Observations on Theology, Culture and the Hosier family

Thursday, 6 December 2007

ADVENT 6

Christ was born a visible man of a human virgin mother, but he was a hidden God because God was his Father. So the prophet had foretold: “Behold, the virgin shall be with child and shall bring forth a son; and they shall call his name Emmanuel, which is interpreted, God with us.” To prove that he was God, Christ worked many miracles, some of which – as many as seemed necessary to establish his claim – are recorded in the Gospels.
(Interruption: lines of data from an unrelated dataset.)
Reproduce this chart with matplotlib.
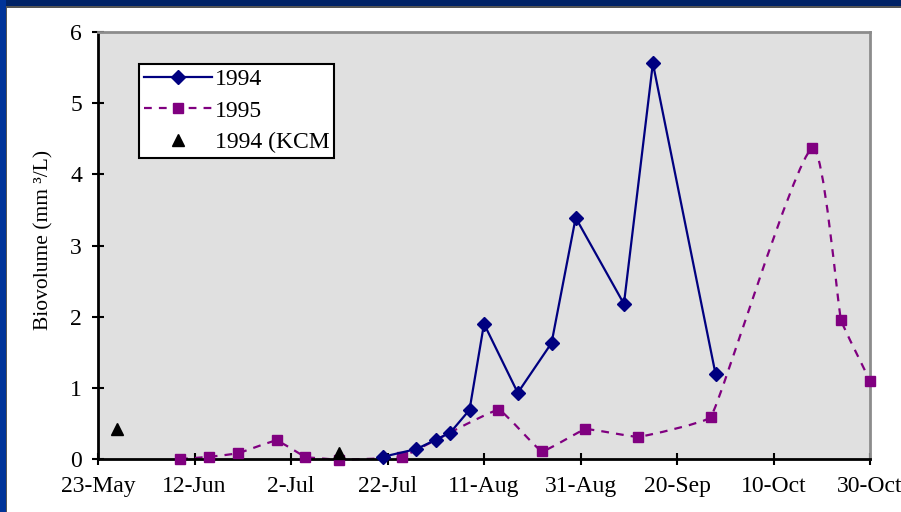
import datetime as dt
import numpy as np
import matplotlib
matplotlib.use("Agg")
import matplotlib.pyplot as plt
import matplotlib.dates as mdates
from matplotlib.path import Path
from matplotlib.patches import PathPatch, Rectangle
from matplotlib.lines import Line2D

# --- Data ---
YEAR = 2001  # both seasons share one day-of-year axis

dates_1994 = ["21-Jul", "28-Jul", "1-Aug", "4-Aug", "8-Aug", "11-Aug", "18-Aug",
              "25-Aug", "30-Aug", "9-Sep", "15-Sep", "28-Sep"]
vals_1994 = [0.03, 0.14, 0.27, 0.37, 0.69, 1.90, 0.93, 1.63, 3.39, 2.18, 5.56, 1.19]

dates_1995 = ["9-Jun", "15-Jun", "21-Jun", "29-Jun", "5-Jul", "12-Jul", "25-Jul",
              "14-Aug", "23-Aug", "1-Sep", "12-Sep", "27-Sep", "18-Oct", "24-Oct", "30-Oct"]
vals_1995 = [0.0, 0.03, 0.08, 0.26, 0.03, -0.01, 0.03, 0.69, 0.11, 0.42, 0.31, 0.59,
             4.37, 1.95, 1.10]

dates_kcm = ["27-May", "12-Jul"]
vals_kcm = [0.42, 0.09]

tick_labels = ["23-May", "12-Jun", "2-Jul", "22-Jul", "11-Aug", "31-Aug",
               "20-Sep", "10-Oct", "30-Oct"]
y_ticks = [0, 1, 2, 3, 4, 5, 6]

FS = 17


def to_num(labels):
    return [mdates.date2num(dt.datetime.strptime(f"{s}-{YEAR}", "%d-%b-%Y")) for s in labels]


def smooth_path(ax, xs, ys, k=0.08):
    """Bezier path through the points (spreadsheet-style smoothed line), built in pixels."""
    pts = ax.transData.transform(np.column_stack([xs, ys]))
    n = len(pts)
    tangents = []
    for i in range(n):
        d = pts[min(i + 1, n - 1)] - pts[max(i - 1, 0)]
        tangents.append(d / np.hypot(*d))
    verts = [pts[0]]
    codes = [Path.MOVETO]
    for i in range(n - 1):
        seg = np.hypot(*(pts[i + 1] - pts[i]))
        verts += [pts[i] + tangents[i] * seg * k,
                  pts[i + 1] - tangents[i + 1] * seg * k,
                  pts[i + 1]]
        codes += [Path.CURVE4] * 3
    data_verts = ax.transData.inverted().transform(np.array(verts))
    return Path(data_verts, codes)


plt.rcParams['font.family'] = ['Liberation Serif', 'DejaVu Serif']

NAVY = "#000080"
PURPLE = "#800080"

fig = plt.figure(figsize=(9.01, 5.12), dpi=100)
fig.patch.set_facecolor("white")

# slide-style frame: dark blue bands along top and left
fig.add_artist(Rectangle((0, 1 - 6 / 512), 1, 6 / 512, transform=fig.transFigure,
                         facecolor="#002266", edgecolor="none", zorder=-5))
fig.add_artist(Rectangle((0, 0), 6 / 901, 1, transform=fig.transFigure,
                         facecolor="#003399", edgecolor="none", zorder=-5))
fig.add_artist(Rectangle((6 / 901, 0), 1.5 / 901, 1 - 6 / 512, transform=fig.transFigure,
                         facecolor="#555555", edgecolor="none", zorder=-5))
fig.add_artist(Rectangle((6 / 901, 1 - 7.5 / 512), 1, 1.5 / 512, transform=fig.transFigure,
                         facecolor="#555555", edgecolor="none", zorder=-5))

ax = fig.add_axes([98 / 901, 53 / 512, 772 / 901, 427 / 512])
ax.set_facecolor("#E0E0E0")

ticks = to_num(tick_labels)
ax.set_xlim(ticks[0], ticks[-1])
ax.set_xticks(ticks)
ax.set_xticklabels(tick_labels)
ax.set_ylim(y_ticks[0], y_ticks[-1])
ax.set_yticks(y_ticks)

x94 = to_num(dates_1994)
x95 = to_num(dates_1995)
xk = to_num(dates_kcm)

ax.add_patch(PathPatch(smooth_path(ax, x95, vals_1995), fill=False, edgecolor=PURPLE,
                       linewidth=1.6, linestyle=(0, (3.5, 3.2)), zorder=2, clip_on=False))
ax.plot(x95, vals_1995, linestyle="none", marker="s", markersize=7.5,
        color=PURPLE, zorder=3, clip_on=False)
ax.plot(x94, vals_1994, "-", marker="D", markersize=7.5, color=NAVY,
        linewidth=1.6, zorder=4, clip_on=False)
ax.plot(xk, vals_kcm, linestyle="none", marker="^", markersize=9,
        color="black", zorder=5, clip_on=False)

for side in ("left", "bottom"):
    ax.spines[side].set_color("black")
    ax.spines[side].set_linewidth(2)
for side in ("top", "right"):
    ax.spines[side].set_color("#8C8C8C")
    ax.spines[side].set_linewidth(2)

ax.tick_params(axis="both", direction="inout", length=9, width=1.5,
               labelsize=FS, colors="black")
ax.tick_params(axis="x", pad=8)
ax.tick_params(axis="y", pad=7)
ax.set_ylabel("Biovolume (mm ³/L)", fontsize=15.5)
ax.yaxis.set_label_coords(-0.058, 0.513)

handles = [
    Line2D([], [], color=NAVY, linewidth=1.6, marker="D", markersize=7.5),
    Line2D([], [], color=PURPLE, linewidth=1.6, linestyle=(0, (3.5, 3.2)),
           marker="s", markersize=7.5),
    Line2D([], [], color="black", linestyle="none", marker="^", markersize=9),
]
leg = ax.legend(handles, ["1994", "1995", "1994 (KCM"], loc="upper left",
                bbox_to_anchor=(0.053, 0.925), fontsize=FS, frameon=True,
                fancybox=False, edgecolor="black", framealpha=1,
                handlelength=2.9, handletextpad=0.12, labelspacing=0.42,
                borderpad=0.2, borderaxespad=0)
leg.get_frame().set_linewidth(1.5)

fig.savefig("out.png", dpi=100)
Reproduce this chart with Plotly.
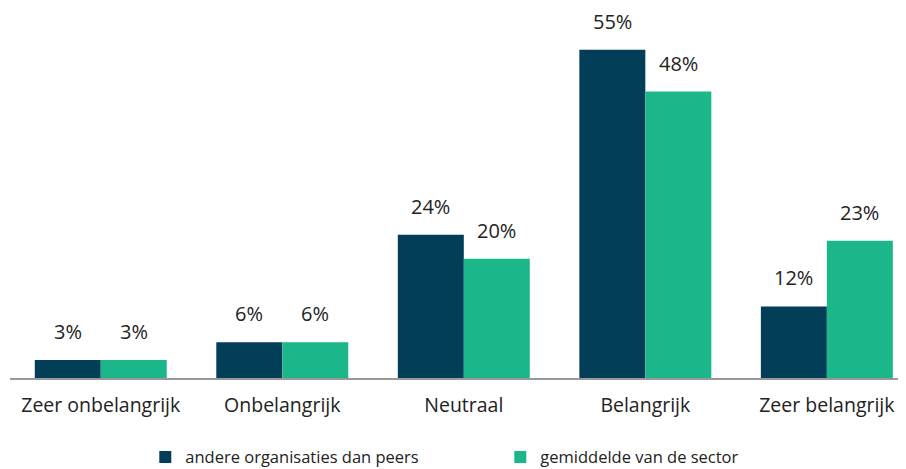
import plotly.graph_objects as go

categories = ["Zeer onbelangrijk", "Onbelangrijk", "Neutraal", "Belangrijk", "Zeer belangrijk"]
series_names = ["andere organisaties dan peers", "gemiddelde van de sector"]
peers_other = [3, 6, 24, 55, 12]
sector_avg = [3, 6, 20, 48, 23]
colors = ["#023E58", "#1CB68B"]
FONT = "Open Sans"

fig = go.Figure()
for name, vals, col in zip(series_names, [peers_other, sector_avg], colors):
    fig.add_trace(go.Bar(x=categories, y=vals, name=name, marker=dict(color=col, line=dict(width=0))))

annotations = []
for vals, shift in zip([peers_other, sector_avg], [-33, 33]):
    for c, v in zip(categories, vals):
        annotations.append(dict(x=c, y=v, xref="x", yref="y", text=f"{v}%", showarrow=False,
                                yanchor="bottom", yshift=13, xshift=shift,
                                font=dict(family=FONT, size=20, color="#222")))

fig.update_layout(
    width=898, height=461,
    margin=dict(l=2, r=0, t=0, b=91, autoexpand=False),
    paper_bgcolor="white", plot_bgcolor="white",
    barmode="group", bargap=0.273, bargroupgap=0,
    font=dict(family=FONT, size=18, color="#222"),
    xaxis=dict(range=[-0.5, 4.436], showline=True, linecolor="#999", linewidth=2,
               ticks="", tickfont=dict(size=19.5, color="#222"), showgrid=False,
               ticklabelstandoff=9),
    yaxis=dict(range=[0, 62.0], visible=False, showgrid=False),
    legend=dict(orientation="h", x=0.151, xanchor="left", y=-0.214, yanchor="middle",
                font=dict(size=16.5, color="#222"), entrywidth=310, entrywidthmode="pixels",
                itemwidth=30),
    annotations=annotations,
    showlegend=True,
)
fig.write_html("out.html")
Of these miracles the very first was the marvellous manner of his birth; the very last, his ascension into heaven in his body risen from the dead.
Augustine

1 comment:

Trep said...

Augustine mentions Jesus' resurrection as a miracle here. I remember when I first clocked that Jesus' resurrection was a miracle (don't ask me why I didn't realise this immediately, maybe it's cos I always thought of his death/resurrection first as a sacrifice rather an miracle!) after a John Wilthew preach one time. John said that if you try and rub out or gloss over the smaller miracles Jesus is said to have performed, instead of accepting them fully, and then follow that side-stepping approach to the miraculous elements of Christianity through to its ultimate conclusion, Christianity collapses completely.

After all, if you don't allow the smaller miracles which Jesus reportedly performed, like healing sickness or curing blindness, you can't very well have the Grand Miracle (or whatever C.S. Lewis calls it in Miracles!) of Jesus coming back to life! All or nothing, as they say!